When Selasi asks, “Why does it matter where a writer comes from? Does it change the way he writes?” I am wont to answer, yes it certainly does. For one the material and functional differences in the world needs to be dealt with. Literature helps with that – or I hope that the literature I write accounts for the material conditions under which I work. The more I consider my experience, my doubts and fears, my consciousness and biases, the more I realize that they enable me to offer imaginaries to the world.
For Selasi, though:
“To write fiction, one must remove oneself — one’s consciousness, one’s experiences, one’s biases, one’s doubts and fears–as completely as one can. To write powerful fiction, one disappears altogether. All writers know this moment.”

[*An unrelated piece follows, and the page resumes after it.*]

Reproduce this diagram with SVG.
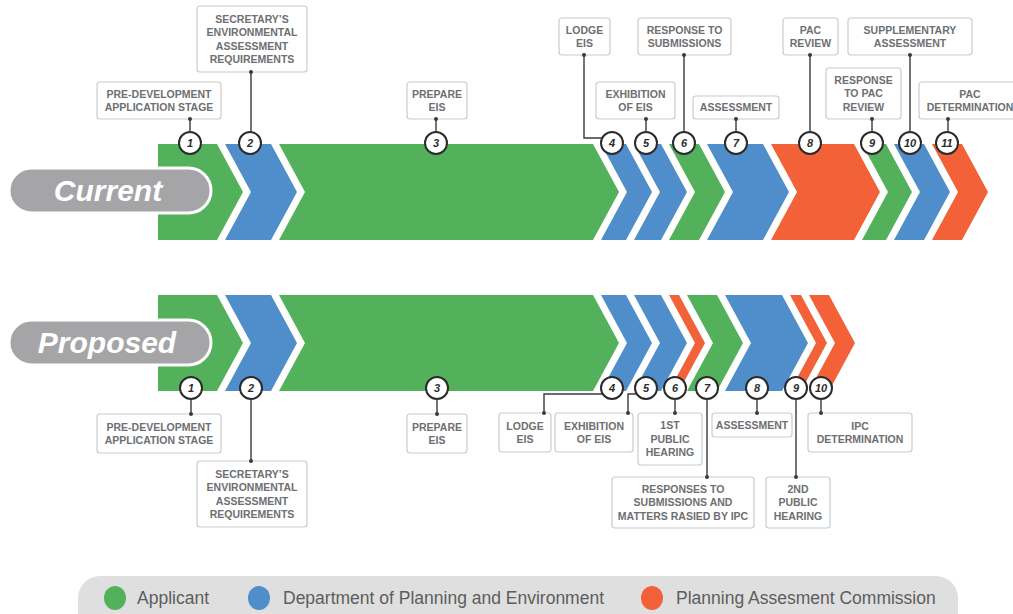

Such a moment eludes me. I wish I knew how to enable an act of disappearance in my fiction. This proposition is made with such blatancy that we might have to conclude that Selasi’s vision exaggerates its importance, or undermines the scope it should consider. The question has shifted from that of African Literature to one of the writer’s handling of material. A dangerous proposal is made: to write fiction with as much absence you can master. But when you disappear, what is left of the work? Which part of yourself would be left to complete it? What will bear the marks of your suffering?
I hope I can embody the material I am working with. It has to break me, bring me to my knees and then promise redemption, all at once. Even if I wanted to disappear when I write fiction the material wouldn’t allow me to. In fact, “powerful fiction” would mean being so present you wish you could disappear.
How do we begin to make sense of Selasi’s declaration?
“Afropolitan is a personal identity. Fiction has no need for such things.”
A piece of writing, like any godlike creative ability, takes its breath of life from its creator. The creation should be ipso facto identified by the creator. Accordingly, a category such as African Literature invokes the identity of an African – or an Afropolitan, or an Afrofuturist. That my writing is termed “African” has something to do with the fact of my being and of my belonging. Selasi may want us to belong to “a world with human literature” or to “classify literature as we do music, allowing that the identity of consequence is the writing’s, not the writer’s,” but I remain convinced that you cannot fully imagine my writing if you do not imagine me. Besides, whether or not I write a story set in Nigeria, I necessarily offer imaginaries out of my personhood and my understanding of my place in the world.
Agreed, novels aspire to “global engagement.” Certainly in a good novel the map of a nation might turn out to be the map of the world. Yet I realize that the idea of global engagement is incomplete without one of a center; the point where a compass begins to draw a circle. By all means African Literature has to stand side by side with the rest of world literature. But the departure point matters. It must be named, termed, categorized.